Aweys told Shabelle radio by phone from Asmara, the Eritrean capital, that he was against the agreement between the transitional government and some leaders of the Alliance for the Re-liberation of Somalia (ARS), of which he is a member.

" The talks ended with what we have been warning the Somali people all along, and will not effect the Jihad against the enemy of Allah and people," Aweys told Shabelle Radio "we saw no developments from those so called peace talks. The jihad will carry on," We will not recognize what they said that they've achieved."

He called on the Somali people not to support the peace agreement as well he further said that the " Jihad" would carry on until one Ethiopian soldiers is in Dolow town near Ethiopia border..

The Somali government and members of ARS lead by the chairman, Sheikh Sharif Sheikh Ahmed, late Sunday agreed on the cessation of hostilities withdrawal of Ethiopian troops with 10 days from Mogadishu's residential areas.

The ARS split into two factions over the talks with the transitional government the hard-line members opposed to any talks with the government as long as Ethiopian troops are in Somalia'.

Another armed Islamist group, the Al-Shabaab movement, which did not take part in the peace talks, has not made any comments on the cease-fire deal.
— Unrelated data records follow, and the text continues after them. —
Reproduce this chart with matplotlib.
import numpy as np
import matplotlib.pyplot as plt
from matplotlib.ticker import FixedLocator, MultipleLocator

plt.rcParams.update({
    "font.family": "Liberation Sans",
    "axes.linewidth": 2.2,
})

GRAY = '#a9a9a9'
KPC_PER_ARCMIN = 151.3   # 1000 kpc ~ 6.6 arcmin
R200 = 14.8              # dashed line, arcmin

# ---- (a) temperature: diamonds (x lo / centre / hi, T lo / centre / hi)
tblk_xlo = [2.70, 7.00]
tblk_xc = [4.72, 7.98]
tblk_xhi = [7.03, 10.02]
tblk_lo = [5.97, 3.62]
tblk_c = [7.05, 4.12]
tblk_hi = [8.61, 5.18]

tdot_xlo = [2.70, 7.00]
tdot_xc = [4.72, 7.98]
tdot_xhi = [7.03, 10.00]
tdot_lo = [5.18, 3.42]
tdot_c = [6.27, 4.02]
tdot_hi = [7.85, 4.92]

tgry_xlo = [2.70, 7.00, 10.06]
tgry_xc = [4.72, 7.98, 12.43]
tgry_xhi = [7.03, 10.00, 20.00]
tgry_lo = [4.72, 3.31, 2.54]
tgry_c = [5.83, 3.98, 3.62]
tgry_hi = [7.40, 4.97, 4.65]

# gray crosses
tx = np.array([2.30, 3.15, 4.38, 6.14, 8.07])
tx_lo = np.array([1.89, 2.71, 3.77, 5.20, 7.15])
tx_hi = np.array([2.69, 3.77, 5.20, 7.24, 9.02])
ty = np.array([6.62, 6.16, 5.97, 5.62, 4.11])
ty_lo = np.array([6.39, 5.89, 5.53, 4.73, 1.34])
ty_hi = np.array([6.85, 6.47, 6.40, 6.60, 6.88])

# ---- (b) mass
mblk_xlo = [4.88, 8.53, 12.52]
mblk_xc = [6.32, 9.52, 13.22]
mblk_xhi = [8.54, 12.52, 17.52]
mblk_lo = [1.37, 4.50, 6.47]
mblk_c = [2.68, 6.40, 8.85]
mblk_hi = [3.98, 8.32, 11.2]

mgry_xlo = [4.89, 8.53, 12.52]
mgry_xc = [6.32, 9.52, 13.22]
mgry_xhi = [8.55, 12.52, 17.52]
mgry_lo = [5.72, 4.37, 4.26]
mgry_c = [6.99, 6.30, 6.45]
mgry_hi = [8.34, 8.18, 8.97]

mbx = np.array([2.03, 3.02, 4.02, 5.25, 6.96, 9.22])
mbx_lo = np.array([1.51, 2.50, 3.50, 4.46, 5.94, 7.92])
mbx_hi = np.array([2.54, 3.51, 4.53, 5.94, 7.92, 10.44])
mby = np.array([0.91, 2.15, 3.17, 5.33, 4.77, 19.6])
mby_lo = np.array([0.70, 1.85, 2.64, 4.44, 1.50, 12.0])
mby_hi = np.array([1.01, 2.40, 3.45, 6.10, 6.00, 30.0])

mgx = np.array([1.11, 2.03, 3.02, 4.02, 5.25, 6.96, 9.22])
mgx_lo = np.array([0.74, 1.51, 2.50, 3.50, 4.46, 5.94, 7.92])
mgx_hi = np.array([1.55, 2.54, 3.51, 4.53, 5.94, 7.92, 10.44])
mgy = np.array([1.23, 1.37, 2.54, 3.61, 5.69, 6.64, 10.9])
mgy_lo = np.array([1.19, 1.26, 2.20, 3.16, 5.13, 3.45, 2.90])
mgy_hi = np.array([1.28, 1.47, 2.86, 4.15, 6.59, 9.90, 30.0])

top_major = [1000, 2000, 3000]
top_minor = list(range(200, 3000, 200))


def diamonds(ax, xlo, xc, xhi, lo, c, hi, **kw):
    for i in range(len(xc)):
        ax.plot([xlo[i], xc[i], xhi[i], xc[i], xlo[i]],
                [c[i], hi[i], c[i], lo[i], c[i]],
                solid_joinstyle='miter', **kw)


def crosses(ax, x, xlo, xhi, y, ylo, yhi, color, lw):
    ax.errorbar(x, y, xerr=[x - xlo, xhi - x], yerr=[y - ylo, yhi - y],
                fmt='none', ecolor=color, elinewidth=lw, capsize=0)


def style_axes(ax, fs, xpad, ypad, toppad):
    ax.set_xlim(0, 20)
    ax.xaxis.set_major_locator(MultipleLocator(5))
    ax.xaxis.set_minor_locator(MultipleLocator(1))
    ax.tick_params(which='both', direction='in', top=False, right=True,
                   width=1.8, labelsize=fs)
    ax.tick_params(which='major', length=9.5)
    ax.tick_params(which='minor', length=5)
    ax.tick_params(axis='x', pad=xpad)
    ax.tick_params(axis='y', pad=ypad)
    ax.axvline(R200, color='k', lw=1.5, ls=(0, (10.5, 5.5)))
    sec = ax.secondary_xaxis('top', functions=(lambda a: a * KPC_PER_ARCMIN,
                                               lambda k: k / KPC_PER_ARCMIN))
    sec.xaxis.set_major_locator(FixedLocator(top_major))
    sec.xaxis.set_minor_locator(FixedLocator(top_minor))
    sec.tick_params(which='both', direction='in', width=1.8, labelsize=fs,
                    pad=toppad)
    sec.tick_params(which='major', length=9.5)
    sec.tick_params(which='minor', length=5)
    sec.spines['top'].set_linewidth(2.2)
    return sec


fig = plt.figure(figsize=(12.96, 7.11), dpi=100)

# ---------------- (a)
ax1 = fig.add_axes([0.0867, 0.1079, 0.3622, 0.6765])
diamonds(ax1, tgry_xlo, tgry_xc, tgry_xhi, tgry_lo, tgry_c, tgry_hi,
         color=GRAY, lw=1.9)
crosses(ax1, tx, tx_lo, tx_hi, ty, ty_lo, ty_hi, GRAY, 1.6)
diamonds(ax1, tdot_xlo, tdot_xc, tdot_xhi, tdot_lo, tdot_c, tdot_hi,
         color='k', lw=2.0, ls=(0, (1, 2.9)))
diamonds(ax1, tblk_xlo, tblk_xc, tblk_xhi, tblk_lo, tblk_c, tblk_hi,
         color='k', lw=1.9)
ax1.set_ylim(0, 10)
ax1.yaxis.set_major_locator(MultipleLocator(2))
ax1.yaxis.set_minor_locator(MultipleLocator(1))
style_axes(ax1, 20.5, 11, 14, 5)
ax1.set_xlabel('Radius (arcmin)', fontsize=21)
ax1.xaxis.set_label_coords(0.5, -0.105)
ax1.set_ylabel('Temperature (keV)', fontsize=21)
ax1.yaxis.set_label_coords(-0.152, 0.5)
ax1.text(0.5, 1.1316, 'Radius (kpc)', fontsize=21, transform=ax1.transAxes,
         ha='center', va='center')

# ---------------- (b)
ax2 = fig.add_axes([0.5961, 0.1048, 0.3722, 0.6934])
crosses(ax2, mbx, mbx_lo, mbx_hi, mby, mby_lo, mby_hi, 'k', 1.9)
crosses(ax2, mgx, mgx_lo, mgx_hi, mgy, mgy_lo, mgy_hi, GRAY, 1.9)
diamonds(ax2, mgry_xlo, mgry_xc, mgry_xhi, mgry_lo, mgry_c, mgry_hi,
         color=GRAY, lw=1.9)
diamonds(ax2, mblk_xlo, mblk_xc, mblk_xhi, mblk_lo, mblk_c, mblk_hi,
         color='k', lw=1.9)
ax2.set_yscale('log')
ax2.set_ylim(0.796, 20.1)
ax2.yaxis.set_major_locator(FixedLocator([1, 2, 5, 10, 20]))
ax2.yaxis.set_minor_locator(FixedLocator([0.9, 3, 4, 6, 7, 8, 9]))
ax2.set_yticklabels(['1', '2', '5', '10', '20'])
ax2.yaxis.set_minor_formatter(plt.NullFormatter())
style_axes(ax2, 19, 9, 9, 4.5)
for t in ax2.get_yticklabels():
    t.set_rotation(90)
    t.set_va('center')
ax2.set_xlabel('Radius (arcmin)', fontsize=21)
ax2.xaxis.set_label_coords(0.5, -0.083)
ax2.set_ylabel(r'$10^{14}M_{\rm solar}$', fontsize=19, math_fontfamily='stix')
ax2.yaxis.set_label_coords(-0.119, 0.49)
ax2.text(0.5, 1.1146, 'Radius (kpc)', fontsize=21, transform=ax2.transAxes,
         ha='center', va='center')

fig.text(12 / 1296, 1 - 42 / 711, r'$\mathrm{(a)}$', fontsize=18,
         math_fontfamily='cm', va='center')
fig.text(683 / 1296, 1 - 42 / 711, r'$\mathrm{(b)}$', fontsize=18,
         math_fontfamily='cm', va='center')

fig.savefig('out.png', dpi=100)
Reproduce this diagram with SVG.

The leaders of Al-shabaab have of maintained that they will not negotiate with the transitional government as long as troops from Ethiopia.

Somalia has been without a strong central government since the ouster of former Somali leader Mohamed Siyad Barre in 1991.

The fighters are waging a campaign, similar to those in Iraq and Afghanistan, of roadside bombings, ambushes and assassinations.

The violence has triggered a humanitarian crisis that aid workers say may be the worst in Africa, with at least a million people displaced.